- [INFORMATION SUPPLIED]:
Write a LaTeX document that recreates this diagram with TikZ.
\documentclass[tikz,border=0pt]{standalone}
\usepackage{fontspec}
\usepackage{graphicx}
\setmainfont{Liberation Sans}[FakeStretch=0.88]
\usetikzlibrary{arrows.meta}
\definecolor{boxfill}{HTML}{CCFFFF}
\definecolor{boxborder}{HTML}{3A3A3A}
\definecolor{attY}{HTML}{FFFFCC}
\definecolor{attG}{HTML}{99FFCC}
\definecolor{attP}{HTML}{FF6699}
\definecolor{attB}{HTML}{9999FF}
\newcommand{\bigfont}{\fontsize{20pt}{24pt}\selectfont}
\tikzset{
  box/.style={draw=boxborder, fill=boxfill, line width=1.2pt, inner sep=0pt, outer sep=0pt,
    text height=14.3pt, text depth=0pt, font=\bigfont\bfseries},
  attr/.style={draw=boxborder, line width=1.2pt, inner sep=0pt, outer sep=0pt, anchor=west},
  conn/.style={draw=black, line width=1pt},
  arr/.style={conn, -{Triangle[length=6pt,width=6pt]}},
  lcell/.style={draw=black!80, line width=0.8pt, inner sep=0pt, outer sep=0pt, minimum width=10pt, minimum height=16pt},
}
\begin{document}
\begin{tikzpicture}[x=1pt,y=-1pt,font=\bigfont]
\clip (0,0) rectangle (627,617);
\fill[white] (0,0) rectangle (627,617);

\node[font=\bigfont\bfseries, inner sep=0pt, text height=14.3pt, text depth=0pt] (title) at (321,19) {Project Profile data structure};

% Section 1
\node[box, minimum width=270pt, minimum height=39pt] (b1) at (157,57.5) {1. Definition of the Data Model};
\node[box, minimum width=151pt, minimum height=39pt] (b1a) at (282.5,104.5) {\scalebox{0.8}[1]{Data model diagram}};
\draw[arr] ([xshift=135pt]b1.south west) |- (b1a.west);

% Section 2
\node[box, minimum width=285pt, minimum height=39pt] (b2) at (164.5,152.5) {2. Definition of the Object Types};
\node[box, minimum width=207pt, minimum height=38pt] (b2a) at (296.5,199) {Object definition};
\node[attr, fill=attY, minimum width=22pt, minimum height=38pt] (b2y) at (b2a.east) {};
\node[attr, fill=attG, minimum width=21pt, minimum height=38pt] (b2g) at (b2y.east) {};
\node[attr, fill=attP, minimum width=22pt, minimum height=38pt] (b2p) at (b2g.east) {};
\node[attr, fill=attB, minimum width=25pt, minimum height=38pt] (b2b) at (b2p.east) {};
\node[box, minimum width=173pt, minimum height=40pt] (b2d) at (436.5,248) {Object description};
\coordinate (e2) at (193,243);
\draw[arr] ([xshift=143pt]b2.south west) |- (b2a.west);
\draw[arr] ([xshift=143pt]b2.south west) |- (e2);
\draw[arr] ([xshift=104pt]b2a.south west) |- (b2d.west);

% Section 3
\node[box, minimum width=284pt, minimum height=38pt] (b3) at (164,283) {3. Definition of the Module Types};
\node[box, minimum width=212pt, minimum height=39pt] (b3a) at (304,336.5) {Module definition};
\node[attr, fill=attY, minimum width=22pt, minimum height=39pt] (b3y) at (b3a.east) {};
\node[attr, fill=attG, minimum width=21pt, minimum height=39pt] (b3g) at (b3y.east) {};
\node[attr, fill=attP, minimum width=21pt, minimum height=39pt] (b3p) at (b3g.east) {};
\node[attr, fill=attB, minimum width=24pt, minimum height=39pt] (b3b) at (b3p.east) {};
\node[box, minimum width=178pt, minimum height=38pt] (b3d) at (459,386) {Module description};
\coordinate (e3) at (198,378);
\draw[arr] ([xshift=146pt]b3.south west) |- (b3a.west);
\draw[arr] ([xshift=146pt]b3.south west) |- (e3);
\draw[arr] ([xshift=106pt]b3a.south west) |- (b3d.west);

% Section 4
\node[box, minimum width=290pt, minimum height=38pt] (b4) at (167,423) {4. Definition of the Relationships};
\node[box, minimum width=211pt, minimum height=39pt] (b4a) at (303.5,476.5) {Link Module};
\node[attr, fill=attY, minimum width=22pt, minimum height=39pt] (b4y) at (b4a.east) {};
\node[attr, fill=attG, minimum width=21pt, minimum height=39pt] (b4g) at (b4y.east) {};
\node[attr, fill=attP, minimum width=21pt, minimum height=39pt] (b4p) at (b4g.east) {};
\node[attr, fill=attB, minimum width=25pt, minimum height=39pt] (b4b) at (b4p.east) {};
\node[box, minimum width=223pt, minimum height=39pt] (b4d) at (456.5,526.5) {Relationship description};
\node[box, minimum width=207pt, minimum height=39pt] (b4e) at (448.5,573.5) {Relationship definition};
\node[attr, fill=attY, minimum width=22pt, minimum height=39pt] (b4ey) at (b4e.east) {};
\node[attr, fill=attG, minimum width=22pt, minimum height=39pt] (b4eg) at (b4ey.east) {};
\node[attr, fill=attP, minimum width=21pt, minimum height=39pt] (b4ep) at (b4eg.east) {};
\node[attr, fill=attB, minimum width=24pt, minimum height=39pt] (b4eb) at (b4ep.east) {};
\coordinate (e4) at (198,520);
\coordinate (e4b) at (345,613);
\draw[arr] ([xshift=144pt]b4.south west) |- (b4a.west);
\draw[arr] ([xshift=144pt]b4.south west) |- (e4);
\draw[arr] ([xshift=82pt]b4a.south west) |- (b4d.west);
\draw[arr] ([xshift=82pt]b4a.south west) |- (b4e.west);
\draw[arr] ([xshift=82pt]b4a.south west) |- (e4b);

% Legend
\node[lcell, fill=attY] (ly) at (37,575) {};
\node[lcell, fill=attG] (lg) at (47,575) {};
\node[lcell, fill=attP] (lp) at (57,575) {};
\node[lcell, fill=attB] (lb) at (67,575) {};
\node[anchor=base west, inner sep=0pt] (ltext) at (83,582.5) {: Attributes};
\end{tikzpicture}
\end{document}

- [DIRECTIONS]: Reproduce the material above, every line of it, exactly.

- [SOLVED EXERCISE]:
Write a LaTeX document that recreates this diagram with TikZ.
\documentclass[tikz,border=0pt]{standalone}
\usepackage{fontspec}
\usepackage{graphicx}
\setmainfont{Liberation Sans}[FakeStretch=0.88]
\usetikzlibrary{arrows.meta}
\definecolor{boxfill}{HTML}{CCFFFF}
\definecolor{boxborder}{HTML}{3A3A3A}
\definecolor{attY}{HTML}{FFFFCC}
\definecolor{attG}{HTML}{99FFCC}
\definecolor{attP}{HTML}{FF6699}
\definecolor{attB}{HTML}{9999FF}
\newcommand{\bigfont}{\fontsize{20pt}{24pt}\selectfont}
\tikzset{
  box/.style={draw=boxborder, fill=boxfill, line width=1.2pt, inner sep=0pt, outer sep=0pt,
    text height=14.3pt, text depth=0pt, font=\bigfont\bfseries},
  attr/.style={draw=boxborder, line width=1.2pt, inner sep=0pt, outer sep=0pt, anchor=west},
  conn/.style={draw=black, line width=1pt},
  arr/.style={conn, -{Triangle[length=6pt,width=6pt]}},
  lcell/.style={draw=black!80, line width=0.8pt, inner sep=0pt, outer sep=0pt, minimum width=10pt, minimum height=16pt},
}
\begin{document}
\begin{tikzpicture}[x=1pt,y=-1pt,font=\bigfont]
\clip (0,0) rectangle (627,617);
\fill[white] (0,0) rectangle (627,617);

\node[font=\bigfont\bfseries, inner sep=0pt, text height=14.3pt, text depth=0pt] (title) at (321,19) {Project Profile data structure};

% Section 1
\node[box, minimum width=270pt, minimum height=39pt] (b1) at (157,57.5) {1. Definition of the Data Model};
\node[box, minimum width=151pt, minimum height=39pt] (b1a) at (282.5,104.5) {\scalebox{0.8}[1]{Data model diagram}};
\draw[arr] ([xshift=135pt]b1.south west) |- (b1a.west);

% Section 2
\node[box, minimum width=285pt, minimum height=39pt] (b2) at (164.5,152.5) {2. Definition of the Object Types};
\node[box, minimum width=207pt, minimum height=38pt] (b2a) at (296.5,199) {Object definition};
\node[attr, fill=attY, minimum width=22pt, minimum height=38pt] (b2y) at (b2a.east) {};
\node[attr, fill=attG, minimum width=21pt, minimum height=38pt] (b2g) at (b2y.east) {};
\node[attr, fill=attP, minimum width=22pt, minimum height=38pt] (b2p) at (b2g.east) {};
\node[attr, fill=attB, minimum width=25pt, minimum height=38pt] (b2b) at (b2p.east) {};
\node[box, minimum width=173pt, minimum height=40pt] (b2d) at (436.5,248) {Object description};
\coordinate (e2) at (193,243);
\draw[arr] ([xshift=143pt]b2.south west) |- (b2a.west);
\draw[arr] ([xshift=143pt]b2.south west) |- (e2);
\draw[arr] ([xshift=104pt]b2a.south west) |- (b2d.west);

% Section 3
\node[box, minimum width=284pt, minimum height=38pt] (b3) at (164,283) {3. Definition of the Module Types};
\node[box, minimum width=212pt, minimum height=39pt] (b3a) at (304,336.5) {Module definition};
\node[attr, fill=attY, minimum width=22pt, minimum height=39pt] (b3y) at (b3a.east) {};
\node[attr, fill=attG, minimum width=21pt, minimum height=39pt] (b3g) at (b3y.east) {};
\node[attr, fill=attP, minimum width=21pt, minimum height=39pt] (b3p) at (b3g.east) {};
\node[attr, fill=attB, minimum width=24pt, minimum height=39pt] (b3b) at (b3p.east) {};
\node[box, minimum width=178pt, minimum height=38pt] (b3d) at (459,386) {Module description};
\coordinate (e3) at (198,378);
\draw[arr] ([xshift=146pt]b3.south west) |- (b3a.west);
\draw[arr] ([xshift=146pt]b3.south west) |- (e3);
\draw[arr] ([xshift=106pt]b3a.south west) |- (b3d.west);

% Section 4
\node[box, minimum width=290pt, minimum height=38pt] (b4) at (167,423) {4. Definition of the Relationships};
\node[box, minimum width=211pt, minimum height=39pt] (b4a) at (303.5,476.5) {Link Module};
\node[attr, fill=attY, minimum width=22pt, minimum height=39pt] (b4y) at (b4a.east) {};
\node[attr, fill=attG, minimum width=21pt, minimum height=39pt] (b4g) at (b4y.east) {};
\node[attr, fill=attP, minimum width=21pt, minimum height=39pt] (b4p) at (b4g.east) {};
\node[attr, fill=attB, minimum width=25pt, minimum height=39pt] (b4b) at (b4p.east) {};
\node[box, minimum width=223pt, minimum height=39pt] (b4d) at (456.5,526.5) {Relationship description};
\node[box, minimum width=207pt, minimum height=39pt] (b4e) at (448.5,573.5) {Relationship definition};
\node[attr, fill=attY, minimum width=22pt, minimum height=39pt] (b4ey) at (b4e.east) {};
\node[attr, fill=attG, minimum width=22pt, minimum height=39pt] (b4eg) at (b4ey.east) {};
\node[attr, fill=attP, minimum width=21pt, minimum height=39pt] (b4ep) at (b4eg.east) {};
\node[attr, fill=attB, minimum width=24pt, minimum height=39pt] (b4eb) at (b4ep.east) {};
\coordinate (e4) at (198,520);
\coordinate (e4b) at (345,613);
\draw[arr] ([xshift=144pt]b4.south west) |- (b4a.west);
\draw[arr] ([xshift=144pt]b4.south west) |- (e4);
\draw[arr] ([xshift=82pt]b4a.south west) |- (b4d.west);
\draw[arr] ([xshift=82pt]b4a.south west) |- (b4e.west);
\draw[arr] ([xshift=82pt]b4a.south west) |- (e4b);

% Legend
\node[lcell, fill=attY] (ly) at (37,575) {};
\node[lcell, fill=attG] (lg) at (47,575) {};
\node[lcell, fill=attP] (lp) at (57,575) {};
\node[lcell, fill=attB] (lb) at (67,575) {};
\node[anchor=base west, inner sep=0pt] (ltext) at (83,582.5) {: Attributes};
\end{tikzpicture}
\end{document}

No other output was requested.